Govt Accepts Alberta’s Carbon Plan
The government of Canada said December 6 it had accepted Alberta’s carbon pricing plan for heavy greenhouse gas (GHG) emitters.
Under the Alberta plan – the Technology Innovation and Emissions Reduction (Tier) Regulation – heavy emitters of GHG will be levied a fee of C$30 (US$22.62)/metric ton of emissions from industrial sectors, including oil and gas, electricity, cement manufacturing and agriculture. The provincial levy, like the federal carbon pricing plan, will take effect January 1, 2020.
“I’m pleased that our made-in-Alberta Technology Innovation and Emissions Reduction (Tier) regulation has been accepted under the federal Greenhouse Gas Pollution Pricing Act, ensuring that the federal carbon pricing system does not apply to Alberta’s large industries in 2020,” Alberta’s environment and parks minister, Jason Nixon, said in a statement. “When we engaged with industry on Tier in summer 2019, we heard loud and clear that they want to be regulated by the province – not by Ottawa.”

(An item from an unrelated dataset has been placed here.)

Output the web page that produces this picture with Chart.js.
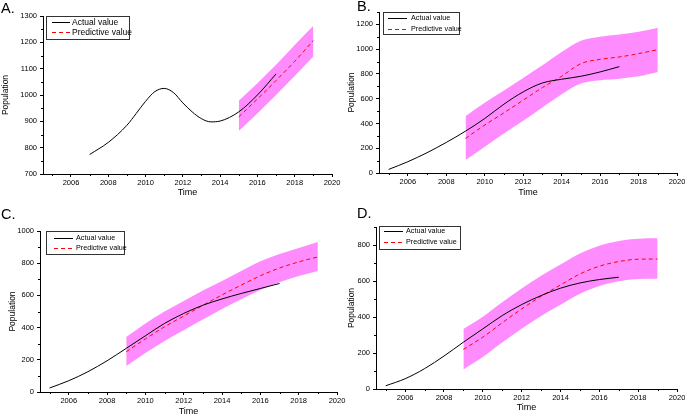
<!DOCTYPE html>
<html>
<head>
<meta charset="utf-8">
<script src="https://cdn.jsdelivr.net/npm/chart.js@4.4.0/dist/chart.umd.min.js"></script>
<style>
  body { margin: 0; width: 685px; height: 415px; position: relative; overflow: hidden; background: #fff; font-family: "Liberation Sans", Arial, sans-serif; }
  .panel { position: absolute; }
  .tag { position: absolute; font-size: 14.5px; line-height: 15px; color: #000; }
</style>
</head>
<body>
<div class="panel" style="left:0;top:0;width:350px;height:205px"><canvas id="chartA"></canvas></div>
<div class="panel" style="left:342px;top:0;width:343px;height:205px"><canvas id="chartB"></canvas></div>
<div class="panel" style="left:0;top:205px;width:350px;height:214px"><canvas id="chartC"></canvas></div>
<div class="panel" style="left:342px;top:205px;width:343px;height:214px"><canvas id="chartD"></canvas></div>
<div class="tag" style="left:1px;top:1px">A.</div>
<div class="tag" style="left:357px;top:-1px">B.</div>
<div class="tag" style="left:1px;top:207px">C.</div>
<div class="tag" style="left:357px;top:206px">D.</div>
<script>
// x axis ticks (shared)
const xMajor = [2006, 2008, 2010, 2012, 2014, 2016, 2018, 2020];
const xMinor = [2005, 2007, 2009, 2011, 2013, 2015, 2017, 2019];

// panel A
const yearsA = [2007, 2008, 2009, 2009.5, 2010, 2010.5, 2011, 2011.5, 2012, 2012.5, 2013, 2013.5, 2014, 2015, 2016, 2017];
const actualA = [774, 820, 885, 930, 976, 1013, 1025, 1009, 970, 936, 910, 898, 901, 936, 1000, 1080];
const predYearsA = [2015, 2016, 2017, 2018, 2019];
const predA = [917, 985, 1055, 1128, 1207];
const upperA = [978, 1045, 1115, 1190, 1263];
const lowerA = [863, 930, 1000, 1072, 1146];
const yMajorA = [700, 800, 900, 1000, 1100, 1200, 1300];
const yMinorA = [750, 850, 950, 1050, 1150, 1250];

// panels B, C, D share the years
const years = [2005, 2006, 2007, 2008, 2009, 2010, 2011, 2012, 2013, 2014, 2015, 2016, 2017];
const predYears = [2009, 2010, 2011, 2012, 2013, 2014, 2015, 2016, 2017, 2018, 2019];

const actualB = [29, 91, 164, 247, 338, 440, 556, 655, 727, 757, 781, 816, 859];
const predB = [279, 387, 486, 588, 690, 781, 883, 918, 937, 964, 996];
const upperB = [459, 567, 666, 768, 870, 977, 1068, 1100, 1118, 1140, 1173];
const lowerB = [105, 212, 319, 421, 529, 636, 722, 749, 762, 781, 816];
const yMajorB = [0, 200, 400, 600, 800, 1000, 1200];
const yMinorB = [100, 300, 500, 700, 900, 1100, 1300];

const actualC = [25, 70, 126, 194, 271, 349, 426, 488, 539, 578, 612, 643, 674];
const predC = [250, 330, 405, 472, 538, 603, 664, 722, 770, 808, 839];
const upperC = [341, 425, 500, 565, 630, 690, 752, 812, 857, 895, 932];
const lowerC = [162, 242, 317, 384, 450, 515, 576, 634, 682, 720, 751];
const yMajorC = [0, 200, 400, 600, 800, 1000];
const yMinorC = [100, 300, 500, 700, 900];

const actualD = [18, 57, 113, 183, 260, 334, 408, 469, 519, 560, 589, 608, 621];
const predD = [220, 288, 368, 445, 515, 578, 639, 682, 708, 721, 722];
const upperD = [334, 402, 482, 559, 629, 692, 753, 796, 822, 835, 837];
const lowerD = [109, 178, 258, 335, 405, 468, 529, 572, 598, 611, 612];
const yMajorD = [0, 200, 400, 600, 800];
const yMinorD = [100, 300, 500, 700, 900];

const FONT = '"Liberation Sans", Arial, sans-serif';
const BAND = '#ff8cff';

function pts(xs, ys) {
  return xs.map((x, i) => ({ x: x, y: ys[i] }));
}

// short minor ticks + boxed legend like the Origin plots
const extras = {
  id: 'extras',
  afterDatasetsDraw(chart, args, o) {
    const ctx = chart.ctx;
    const xs = chart.scales.x, ys = chart.scales.y;
    const area = chart.chartArea;
    ctx.save();
    ctx.strokeStyle = '#000';
    ctx.lineWidth = 1;
    ctx.beginPath();
    o.xMinor.forEach(v => {
      const px = Math.round(xs.getPixelForValue(v)) + 0.5;
      ctx.moveTo(px, area.bottom);
      ctx.lineTo(px, area.bottom + 2);
    });
    o.yMinor.forEach(v => {
      if (v > ys.max) return;
      const py = Math.round(ys.getPixelForValue(v)) + 0.5;
      ctx.moveTo(area.left, py);
      ctx.lineTo(area.left - 2, py);
    });
    ctx.stroke();

    const lg = o.legend;
    const x0 = Math.round(area.left + lg.dx), y0 = Math.round(area.top + lg.dy);
    ctx.strokeStyle = '#333';
    ctx.strokeRect(x0 + 0.5, y0 + 0.5, lg.w, lg.h);
    ctx.font = lg.size + 'px ' + FONT;
    ctx.textBaseline = 'middle';
    const items = chart.data.datasets.filter(d => d.label && d.label[0] !== '_');
    items.forEach((d, i) => {
      const y = Math.round(y0 + lg.rows[i]) + 0.5;
      ctx.strokeStyle = d.borderColor;
      ctx.setLineDash(d.borderDash || []);
      ctx.beginPath();
      ctx.moveTo(x0 + lg.line[0], y);
      ctx.lineTo(x0 + lg.line[1], y);
      ctx.stroke();
      ctx.setLineDash([]);
      ctx.fillStyle = '#000';
      ctx.fillText(d.label, x0 + lg.textX, y);
    });
    ctx.restore();
  }
};

function makePanel(id, p) {
  new Chart(id, {
    type: 'line',
    data: {
      datasets: [
        {
          label: 'Actual value',
          data: pts(p.ax, p.actual),
          borderColor: '#000',
          borderWidth: 1,
          pointRadius: 0,
          cubicInterpolationMode: 'monotone'
        },
        {
          label: 'Predictive value',
          data: pts(p.px, p.pred),
          borderColor: '#ff0000',
          borderDash: [4, 3],
          borderWidth: 1,
          pointRadius: 0,
          cubicInterpolationMode: 'monotone'
        },
        {
          label: '_upper',
          data: pts(p.px, p.upper),
          borderWidth: 0,
          pointRadius: 0,
          backgroundColor: BAND,
          fill: false,
          cubicInterpolationMode: 'monotone'
        },
        {
          label: '_lower',
          data: pts(p.px, p.lower),
          borderWidth: 0,
          pointRadius: 0,
          backgroundColor: BAND,
          fill: '-1',
          cubicInterpolationMode: 'monotone'
        }
      ]
    },
    options: {
      responsive: true,
      maintainAspectRatio: false,
      animation: false,
      layout: { padding: { left: 0, top: p.area.t, right: p.w - p.area.r, bottom: 0 } },
      plugins: {
        legend: { display: false },
        tooltip: { enabled: false },
        extras: { xMinor: xMinor, yMinor: p.yMinor, legend: p.legend }
      },
      scales: {
        x: {
          type: 'linear',
          min: 2004.5,
          max: 2020,
          afterBuildTicks: s => { s.ticks = xMajor.map(v => ({ value: v })); },
          afterFit: s => { s.height = p.h - p.area.b; s.paddingLeft = 0; s.paddingRight = 0; },
          border: { display: true, color: '#000', width: 1 },
          grid: { drawOnChartArea: false, drawTicks: true, tickLength: 3, color: '#000' },
          ticks: { color: '#000', padding: 1, maxRotation: 0, font: { family: FONT, size: 7.5 }, callback: v => String(v) },
          title: { display: true, text: 'Time', color: '#000', font: { family: FONT, size: 9 }, padding: { top: 0, bottom: p.timePad } }
        },
        y: {
          min: p.yMin,
          max: p.yMax,
          afterBuildTicks: s => { s.ticks = p.yMajor.map(v => ({ value: v })); },
          afterFit: s => { s.width = p.area.l; s.paddingTop = 0; s.paddingBottom = 0; },
          border: { display: true, color: '#000', width: 1 },
          grid: { drawOnChartArea: false, drawTicks: true, tickLength: 3, color: '#000' },
          ticks: { color: '#000', padding: 3, font: { family: FONT, size: 7.5 }, callback: v => String(v) },
          title: { display: true, text: 'Population', color: '#000', font: { family: FONT, size: 8.5 }, padding: { top: p.popPad, bottom: 0 } }
        }
      }
    },
    plugins: [extras]
  });
}

makePanel('chartA', {
  w: 350, h: 205, area: { l: 43, t: 16, r: 332, b: 174 },
  ax: yearsA, actual: actualA, px: predYearsA, pred: predA, upper: upperA, lower: lowerA,
  yMin: 700, yMax: 1300, yMajor: yMajorA, yMinor: yMinorA, timePad: 7, popPad: 1,
  legend: { dx: 3, dy: 0, w: 83, h: 23, line: [6, 24], textX: 26, rows: [6.3, 16.3], size: 8.5 }
});
makePanel('chartB', {
  w: 343, h: 205, area: { l: 37, t: 12, r: 335, b: 173 },
  ax: years, actual: actualB, px: predYears, pred: predB, upper: upperB, lower: lowerB,
  yMin: 0, yMax: 1300, yMajor: yMajorB, yMinor: yMinorB, timePad: 7, popPad: 5,
  legend: { dx: 4, dy: 0, w: 76, h: 22, line: [5, 24], textX: 28, rows: [5.7, 17], size: 7.2 }
});
makePanel('chartC', {
  w: 350, h: 214, area: { l: 40, t: 26, r: 337, b: 187 },
  ax: years, actual: actualC, px: predYears, pred: predC, upper: upperC, lower: lowerC,
  yMin: 0, yMax: 1000, yMajor: yMajorC, yMinor: yMinorC, timePad: 2, popPad: 8,
  legend: { dx: 6, dy: 0, w: 78, h: 23, line: [8, 27], textX: 30, rows: [6.7, 17.3], size: 7.2 }
});
makePanel('chartD', {
  w: 343, h: 214, area: { l: 34, t: 22, r: 335, b: 184 },
  ax: years, actual: actualD, px: predYears, pred: predD, upper: upperD, lower: lowerD,
  yMin: 0, yMax: 900, yMajor: yMajorD, yMinor: yMinorD, timePad: 6, popPad: 5,
  legend: { dx: 3, dy: -1, w: 81, h: 23, line: [5, 24], textX: 27, rows: [5.3, 16], size: 7.2 }
});
</script>
</body>
</html>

The price under the federal programme starts at C$30/mt in 2020 and rises to C$40/mt in 2021 and to C$50/mt in 2022. Alberta’s Tier programme will be subject to annual reviews to ensure that it continues to comply with the federal benchmark, the federal environment and climate change ministry said.
“As the federal carbon price schedule rises in the coming years, our government will continue to advocate – both in court and through negotiations – for Alberta’s ability to set our own policies, in consideration of impacts on our trade-exposed industries,” Nixon said.
The federal price on pollution has two components: a fuel charge across the economy and a pricing system for heavy industrial sectors that face international competition. Since the new government in Alberta under premier Jason Kenney scrapped the province’s carbon tax earlier this year – fulfilling an election campaign promise – the province’s consumers will still be subject to the federal fuel charge – also at C$30/mt and also set to take effect on January 1, 2020.
All direct proceeds of that fuel charge, the federal environment ministry said, would be returned to Albertans, largely through climate action incentive payments, and most families, it said, would receive more back than they see in costs from the carbon levy.